In the Jewish legal world, the double statement of 'add salt, and make sure you don't neglect salting' means that there's both a positive and negative mitzva connected to the process. This implies that if one leaves out the salt on purpose, lashes could, theoretically, be administered. Ergo, we are being informed that this precept is very important. Which brings us, I believe, to the central idea: BRIT MELACH, Covenant of Salt. 

This expression iactually appears three times in our Tanach. Besides here, we have it in Parshat Korach, as God separates the Cohanim from the rest of Israel, it states: All the gifts of the holy offerings which are set aside by the children of Israel for the Lord I have given to you, and to your sons and daughters with you, as an eternal portion; it is like an eternal covenant of salt before the Lord, for you and your descendants with you (Bamidbar 18:19). And in the book of Chronicles, the nation is informed, 'Should you not know that the Lord, the God of Israel, gave the kingdom to David over Israel forever, to him and to his sons, with a covenant of salt? (Divrei Hayomim II 13:5).' It seems that the message of BRIT MELACH goes far beyond the rote ritual of the Temple offerings. 

There's a fascinating comment found in the collection of comments on Torah called Da'at Z'keinim M'Ba'alei Tosfot. This work contains the explanations of many European scholars from the late Middle Ages.
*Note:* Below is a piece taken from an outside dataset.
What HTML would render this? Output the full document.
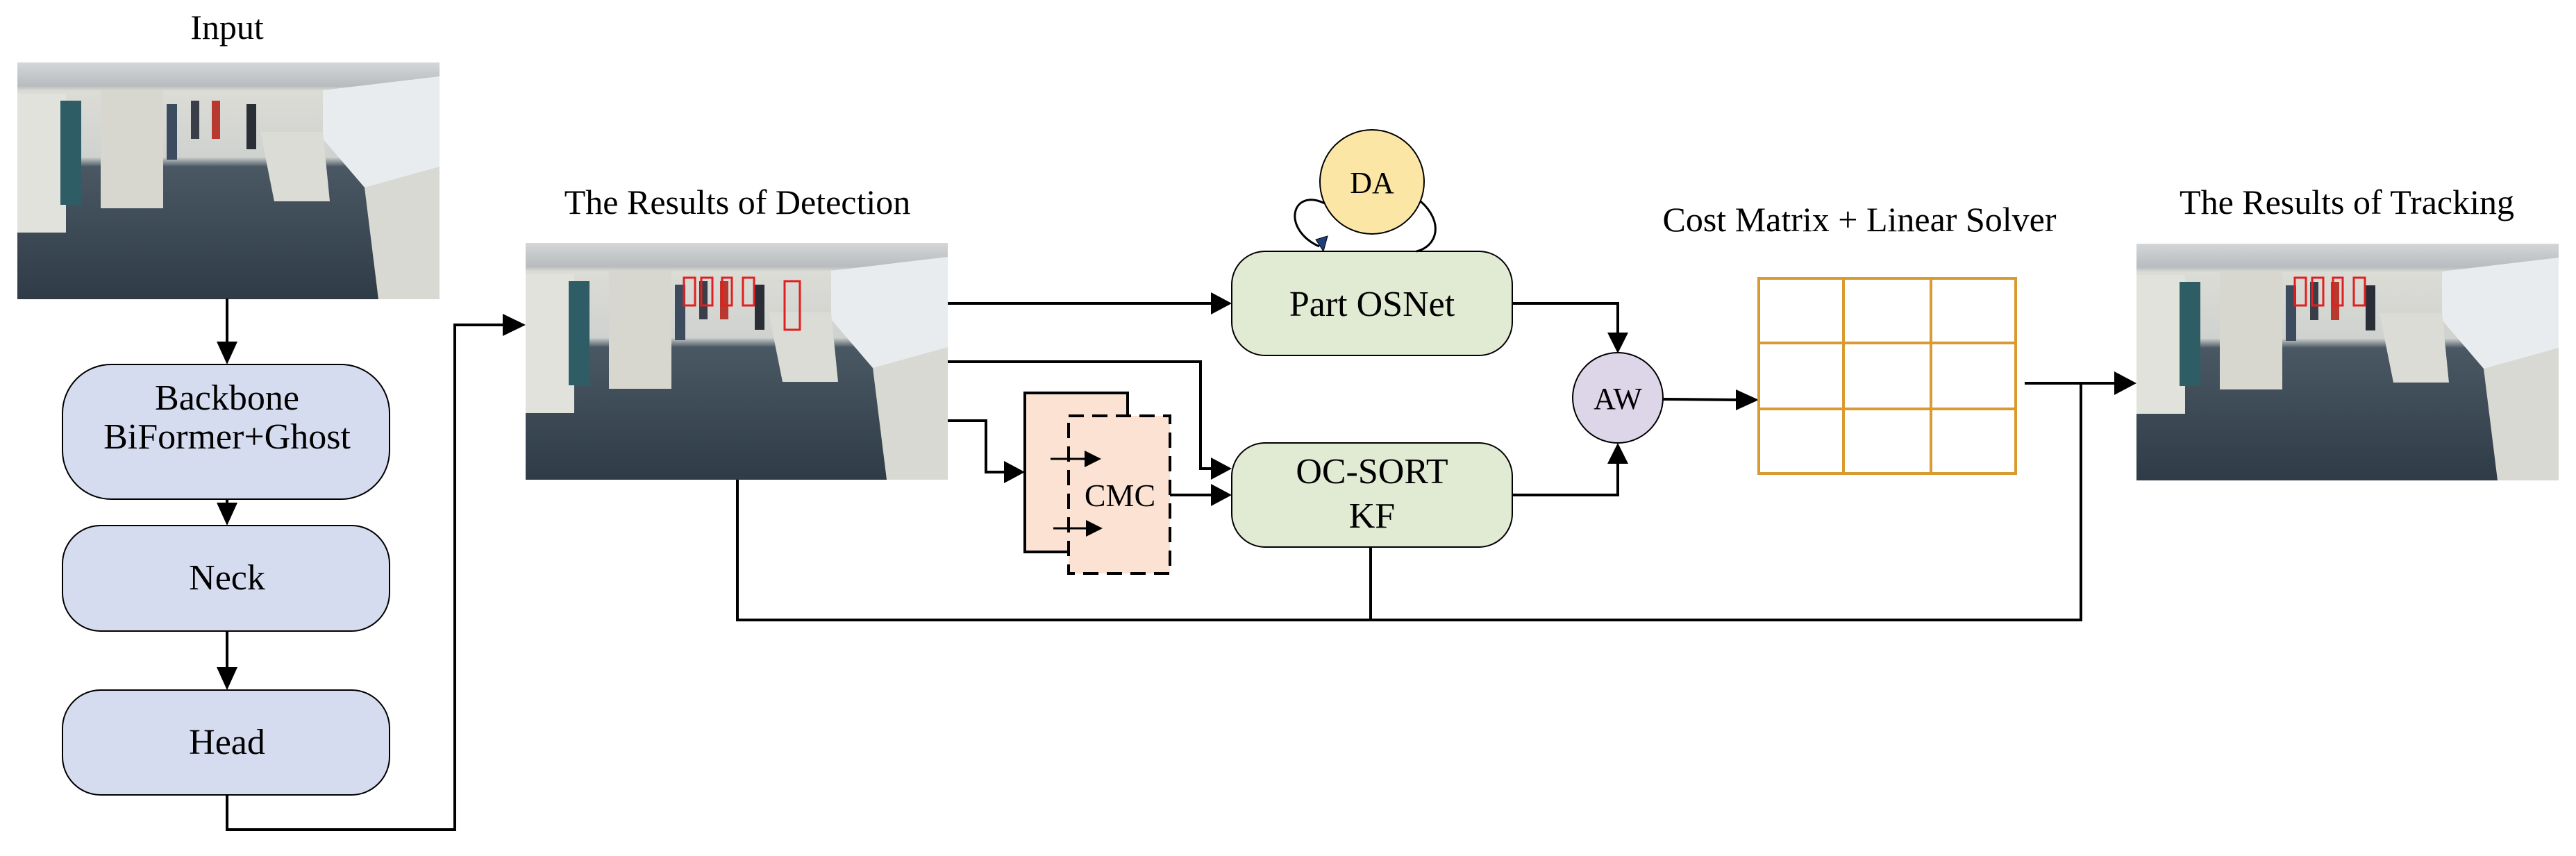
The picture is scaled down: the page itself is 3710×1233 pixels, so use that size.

Here's their suggestion on the verse in Vayikra: Because salt is a preservative, this requirement informs us that the eternal covenant of offerings is for granting atonement. It is not for the sake of God, before Whom there is no eating or drinking. Rather, this is for the merit of Israel. When a Jew sins, an offering can bestow atonement, which will prevent the sinner repeating the crime. It can be compared to a person who has become filthy. As long as the filth is on the garments there's no concern for adding dirt. However, if the garments are cleaned, then the individual will be concerned to keep them clean. 

So, our Sages have taught us that the Omnipresent (HAMAKOM) desired to grant merit to Israel. So, God added to the Torah and mitzvot in order to remove from the Jews the filth of sin. Many mitzvot preserve the Jew from the stain of sin. This surfeit of mitzvot increases the merit of Israel (Vayikra 2:13). 

It's clear that the rabbis understood the preservative character of salt for food, and transferred this quality to the use of salt in the Holy Temple. Beyond that, of course, they saw that the phrase BRIT MELACH meant an eternal covenant. But the great Rosh Yeshiva of Volozhin, the Netziv saw a fly in that ointment. He points out that salt is magnificent as a food preservative, however too much can be disastrous. In large quantities, salt can destroy as well as preserve (Ha'Emek Davar, Numbers 18:19). The Romans salted the fields of destroyed enemies so that they could never grow crops there again. Salt is wonderful in the right proportions. 

So, too, in our spiritual lives there must be balance and proportion. Yes, guilt offerings can undo the damage of sin and return us to a pure state. However, we shouldn't take advantage of this escape clause to assume that we can sin at will with impunity. And the Netziv points out that the Cohanim should never take advantage of their privilege in society to oppress others. I believe, that we can extend that to the promise given to the House of King David. Power, like salt, must applied judiciously. 

There is also the custom of eating bread with salt, reminding us of the altar. However, the connection to bread is deeper. Many societies have the custom of greeting guests with bread and salt. In Hebrew the two words are twins. LECHEM and MELECH have the same letters, just jumbled. They also contain the basic letters of MILCHAMA, war. Nations have gone to war for both. 

It's good to be the 'salt of the earth'. But only in the correct proportions. We can season our society, or ruin it. Please, pass the chips.